### Your instructions
Leave out all pictures. Return exactly the lines from the top of the material through the line containing "plt.rcParams['font.family'] = ['Liberation".

--- START OF Collected data ---

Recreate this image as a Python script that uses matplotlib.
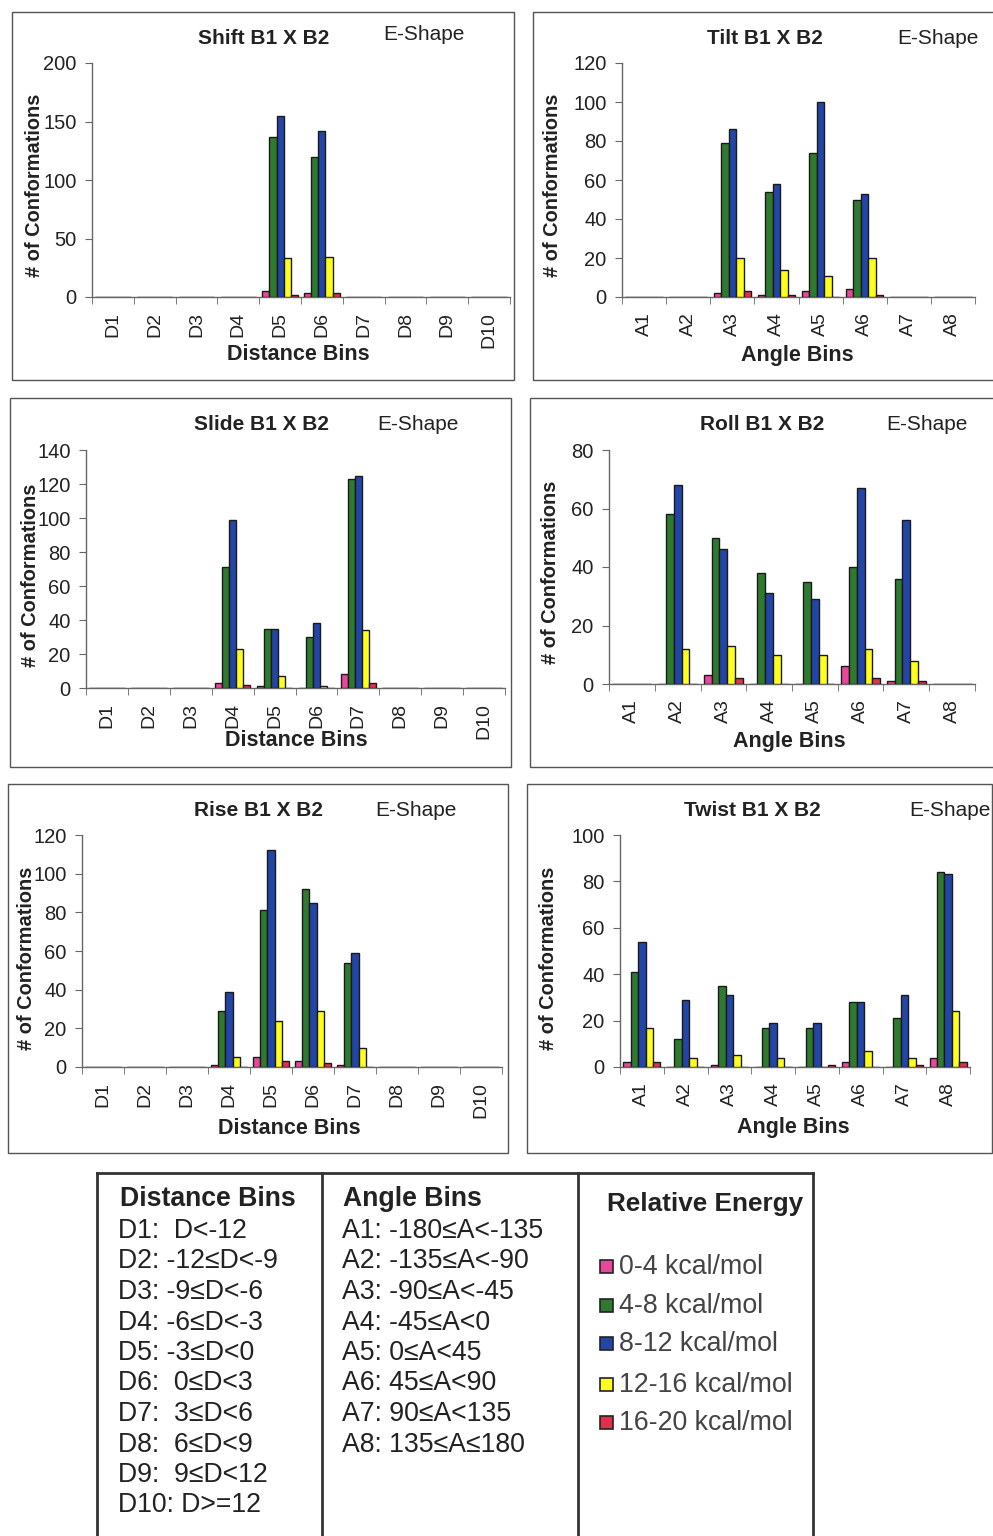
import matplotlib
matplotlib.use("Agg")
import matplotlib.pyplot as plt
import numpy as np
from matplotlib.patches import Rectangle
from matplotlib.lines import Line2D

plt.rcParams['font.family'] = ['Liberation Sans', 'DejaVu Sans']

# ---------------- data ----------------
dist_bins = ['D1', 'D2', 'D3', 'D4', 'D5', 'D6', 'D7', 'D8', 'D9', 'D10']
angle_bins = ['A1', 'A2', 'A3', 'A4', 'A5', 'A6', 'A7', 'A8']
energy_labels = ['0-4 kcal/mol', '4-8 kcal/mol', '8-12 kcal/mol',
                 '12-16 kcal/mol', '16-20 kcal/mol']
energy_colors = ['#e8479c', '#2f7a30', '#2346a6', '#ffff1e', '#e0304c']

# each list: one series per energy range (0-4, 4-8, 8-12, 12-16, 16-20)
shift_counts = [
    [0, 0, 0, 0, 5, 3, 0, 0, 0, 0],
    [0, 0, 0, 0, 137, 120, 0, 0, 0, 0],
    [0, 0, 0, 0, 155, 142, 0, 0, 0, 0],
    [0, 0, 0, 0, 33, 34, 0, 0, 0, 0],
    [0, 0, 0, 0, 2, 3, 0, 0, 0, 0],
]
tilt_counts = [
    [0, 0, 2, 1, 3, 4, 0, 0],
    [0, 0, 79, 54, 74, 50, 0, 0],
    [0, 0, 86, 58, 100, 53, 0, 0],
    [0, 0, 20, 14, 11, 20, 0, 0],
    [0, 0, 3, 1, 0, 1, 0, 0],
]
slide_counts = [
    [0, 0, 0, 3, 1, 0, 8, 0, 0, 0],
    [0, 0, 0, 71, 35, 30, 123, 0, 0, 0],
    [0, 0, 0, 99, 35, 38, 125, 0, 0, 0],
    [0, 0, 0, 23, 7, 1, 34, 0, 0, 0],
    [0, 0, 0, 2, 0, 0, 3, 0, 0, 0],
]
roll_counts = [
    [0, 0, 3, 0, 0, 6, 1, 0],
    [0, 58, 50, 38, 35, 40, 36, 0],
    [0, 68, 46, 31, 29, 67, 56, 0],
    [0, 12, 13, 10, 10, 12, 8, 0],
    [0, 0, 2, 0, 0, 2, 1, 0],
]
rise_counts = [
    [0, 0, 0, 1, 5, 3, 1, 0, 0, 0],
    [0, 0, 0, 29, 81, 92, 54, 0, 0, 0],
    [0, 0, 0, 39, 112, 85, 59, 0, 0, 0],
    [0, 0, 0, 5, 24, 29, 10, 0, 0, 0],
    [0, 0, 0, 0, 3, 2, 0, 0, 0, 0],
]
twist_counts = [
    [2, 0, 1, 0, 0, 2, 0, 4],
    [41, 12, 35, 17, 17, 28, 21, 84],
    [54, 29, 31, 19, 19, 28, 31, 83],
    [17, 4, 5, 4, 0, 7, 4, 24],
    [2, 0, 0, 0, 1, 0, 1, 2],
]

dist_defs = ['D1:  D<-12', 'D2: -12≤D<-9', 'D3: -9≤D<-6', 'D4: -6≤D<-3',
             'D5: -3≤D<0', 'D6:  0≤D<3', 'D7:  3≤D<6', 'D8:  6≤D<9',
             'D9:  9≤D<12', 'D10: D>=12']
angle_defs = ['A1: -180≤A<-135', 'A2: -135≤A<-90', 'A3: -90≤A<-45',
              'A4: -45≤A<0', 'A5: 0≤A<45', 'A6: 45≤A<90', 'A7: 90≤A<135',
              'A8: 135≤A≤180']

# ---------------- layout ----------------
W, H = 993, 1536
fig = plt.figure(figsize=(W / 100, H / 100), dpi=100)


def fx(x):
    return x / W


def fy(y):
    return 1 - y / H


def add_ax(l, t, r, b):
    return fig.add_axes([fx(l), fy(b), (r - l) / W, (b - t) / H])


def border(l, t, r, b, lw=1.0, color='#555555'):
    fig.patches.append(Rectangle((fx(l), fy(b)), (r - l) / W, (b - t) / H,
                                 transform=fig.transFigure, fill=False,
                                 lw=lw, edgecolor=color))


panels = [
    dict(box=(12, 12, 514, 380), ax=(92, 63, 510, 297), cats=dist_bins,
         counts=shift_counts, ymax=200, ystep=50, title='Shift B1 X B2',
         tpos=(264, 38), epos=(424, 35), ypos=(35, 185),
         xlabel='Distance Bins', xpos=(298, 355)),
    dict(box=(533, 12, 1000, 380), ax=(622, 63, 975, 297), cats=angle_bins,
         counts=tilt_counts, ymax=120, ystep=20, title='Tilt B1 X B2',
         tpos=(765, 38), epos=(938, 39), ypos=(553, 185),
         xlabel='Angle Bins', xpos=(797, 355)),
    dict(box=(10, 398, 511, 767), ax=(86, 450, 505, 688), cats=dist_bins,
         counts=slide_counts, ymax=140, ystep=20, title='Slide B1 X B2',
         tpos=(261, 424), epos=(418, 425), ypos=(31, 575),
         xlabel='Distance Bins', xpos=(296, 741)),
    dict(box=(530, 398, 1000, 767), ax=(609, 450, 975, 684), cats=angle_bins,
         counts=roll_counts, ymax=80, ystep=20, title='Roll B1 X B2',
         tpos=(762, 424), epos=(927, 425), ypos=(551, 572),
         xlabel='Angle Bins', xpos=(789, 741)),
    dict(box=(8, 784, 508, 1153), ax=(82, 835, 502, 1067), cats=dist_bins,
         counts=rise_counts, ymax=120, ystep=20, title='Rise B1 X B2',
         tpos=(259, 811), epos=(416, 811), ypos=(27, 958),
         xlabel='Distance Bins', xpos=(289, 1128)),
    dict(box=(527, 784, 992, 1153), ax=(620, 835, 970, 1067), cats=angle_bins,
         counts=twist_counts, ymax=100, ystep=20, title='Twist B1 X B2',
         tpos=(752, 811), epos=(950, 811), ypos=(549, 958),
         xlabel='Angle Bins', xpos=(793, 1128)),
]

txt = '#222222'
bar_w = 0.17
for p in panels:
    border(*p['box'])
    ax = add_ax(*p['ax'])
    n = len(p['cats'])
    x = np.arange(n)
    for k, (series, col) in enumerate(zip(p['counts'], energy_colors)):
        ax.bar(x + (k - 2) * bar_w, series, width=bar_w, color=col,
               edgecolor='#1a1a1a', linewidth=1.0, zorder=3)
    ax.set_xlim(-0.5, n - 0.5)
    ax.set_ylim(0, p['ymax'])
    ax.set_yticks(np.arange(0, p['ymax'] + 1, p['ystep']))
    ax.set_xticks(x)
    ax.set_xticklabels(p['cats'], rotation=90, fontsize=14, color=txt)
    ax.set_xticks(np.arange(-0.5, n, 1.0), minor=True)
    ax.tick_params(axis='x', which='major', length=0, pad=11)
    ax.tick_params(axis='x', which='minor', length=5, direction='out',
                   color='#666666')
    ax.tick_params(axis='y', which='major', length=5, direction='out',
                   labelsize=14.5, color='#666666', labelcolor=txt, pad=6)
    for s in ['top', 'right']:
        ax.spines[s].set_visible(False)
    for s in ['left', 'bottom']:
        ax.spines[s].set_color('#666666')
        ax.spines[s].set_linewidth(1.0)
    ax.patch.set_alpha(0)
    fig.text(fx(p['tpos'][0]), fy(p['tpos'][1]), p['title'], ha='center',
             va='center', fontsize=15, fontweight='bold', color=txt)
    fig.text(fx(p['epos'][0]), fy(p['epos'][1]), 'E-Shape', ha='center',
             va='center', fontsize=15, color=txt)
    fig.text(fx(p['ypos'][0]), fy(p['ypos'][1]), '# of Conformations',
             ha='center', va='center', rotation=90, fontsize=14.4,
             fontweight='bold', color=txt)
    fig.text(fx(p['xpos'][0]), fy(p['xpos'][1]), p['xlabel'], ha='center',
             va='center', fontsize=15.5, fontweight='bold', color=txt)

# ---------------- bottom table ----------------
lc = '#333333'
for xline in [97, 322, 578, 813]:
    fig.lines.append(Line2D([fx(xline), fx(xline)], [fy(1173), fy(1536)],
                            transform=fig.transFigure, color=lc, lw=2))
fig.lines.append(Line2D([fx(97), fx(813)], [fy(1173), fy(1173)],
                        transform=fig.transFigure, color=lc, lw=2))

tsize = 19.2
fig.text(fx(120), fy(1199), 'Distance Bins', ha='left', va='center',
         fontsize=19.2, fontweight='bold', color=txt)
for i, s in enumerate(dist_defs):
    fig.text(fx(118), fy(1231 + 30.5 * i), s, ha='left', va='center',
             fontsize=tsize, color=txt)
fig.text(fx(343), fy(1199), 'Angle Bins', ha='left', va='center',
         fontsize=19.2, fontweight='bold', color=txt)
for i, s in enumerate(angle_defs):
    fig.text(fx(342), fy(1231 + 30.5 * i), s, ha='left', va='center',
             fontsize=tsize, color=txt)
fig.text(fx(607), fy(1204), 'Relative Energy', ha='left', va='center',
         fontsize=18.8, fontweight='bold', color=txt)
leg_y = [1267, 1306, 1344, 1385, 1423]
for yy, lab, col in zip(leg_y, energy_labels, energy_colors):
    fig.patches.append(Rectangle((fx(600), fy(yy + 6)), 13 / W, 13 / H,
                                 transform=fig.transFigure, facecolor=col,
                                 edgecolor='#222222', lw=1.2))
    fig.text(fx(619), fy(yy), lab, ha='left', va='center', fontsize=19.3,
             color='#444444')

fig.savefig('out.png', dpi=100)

--- END OF Collected data ---

### Reply
Recreate this image as a Python script that uses matplotlib.
import matplotlib
matplotlib.use("Agg")
import matplotlib.pyplot as plt
import numpy as np
from matplotlib.patches import Rectangle
from matplotlib.lines import Line2D

plt.rcParams['font.family'] = ['Liberation Sans', 'DejaVu Sans']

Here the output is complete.